Temperature is average kinetic energy of a substance. But since the particles in the substance are limited by the highest speed, the speed of light, doesnt it make sense that your substance has to have a theoretical limit defined by this constraint?

montoyas7940
Jun1-08, 09:23 PM
Maybe this:

www.wisegeek.com/what-is-the-highest-possible-temperature.htm

wysard
Jun1-08, 10:28 PM
Nice link montoyas.

What you have to ask Mephisto is "what is the highest velocity given these constriants"

It's the "given these constraints" bit that usually tie people up. If you constrain the construct to travelling at less than or equal to light speed, then perhaps. But ask yourself this. If such a construct falls into a White Hole and pops out on the far side of the Universe, what was it's speed? Was it the relative speed of the item, or the Lorentzian equivalent of the time it would take for the object to arrive there?

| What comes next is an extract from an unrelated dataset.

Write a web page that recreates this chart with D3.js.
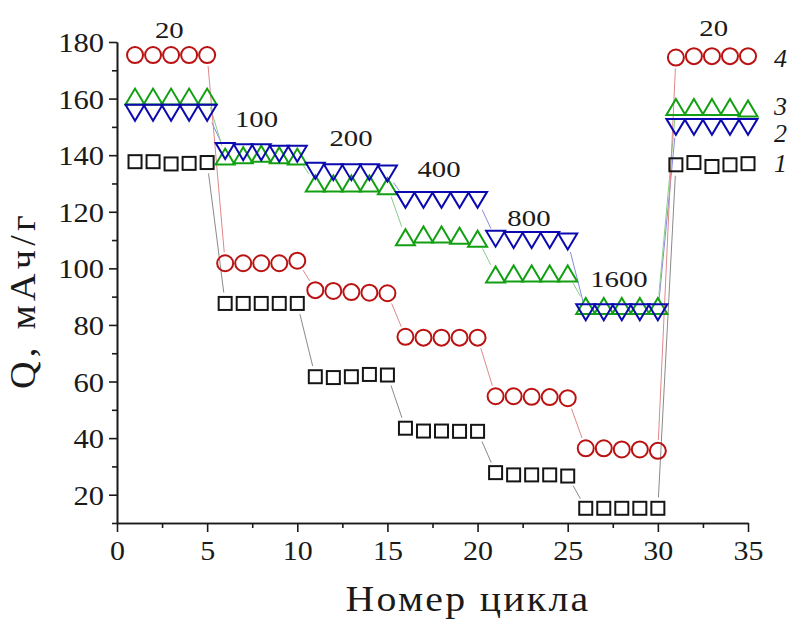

(Personal note: I'm not sure that should you fall into such a wormhole and traverse 100 million light years in an instant that you and your ship would not arrive thier instantaneously, but 100 million years old. Bad for the passengers, awesome find for the archeologists....)

Vanadium 50
Jun2-08, 05:37 AM
The thing that matters is not speed, but energy. While SR does put an upper limit on an object's speed, it places no such limit on its energy.

Archosaur
Mar2-09, 03:54 PM
The thing that matters is not speed, but energy. While SR does put an upper limit on an object's speed, it places no such limit on its energy.

Other than it can't have more than all the energy in the universe.
So it can't have unlimited energy.

right?

So, would the maximum possible temperature be the kinetic energy of a particle when all other particles in the universe are at absolute zero?

Just spitballing.

QuantumPion
Mar3-09, 09:24 AM
What's the binding energy of a proton? If the kinetic energy of your hydrogen gas was so large that all the protons smashed each other into bits, leaving only radiation, that could be the maximum temperature :)

confinement
Mar3-09, 10:56 AM
While SR does put an upper limit on an object's speed, it places no such limit on its energy.


But GR does place a limit on energy density, since if this is too large a blackhole will be formed. I believe there is an upper limit like 10^60 horsepower :)

Vanadium 50
Mar3-09, 01:15 PM
But GR does place a limit on energy density, since if this is too large a blackhole will be formed. I believe there is an upper limit like 10^60 horsepower :)

No, it doesn't. An object doesn't become a black hole by switching frames. Also, horsepower is not a unit of energy density.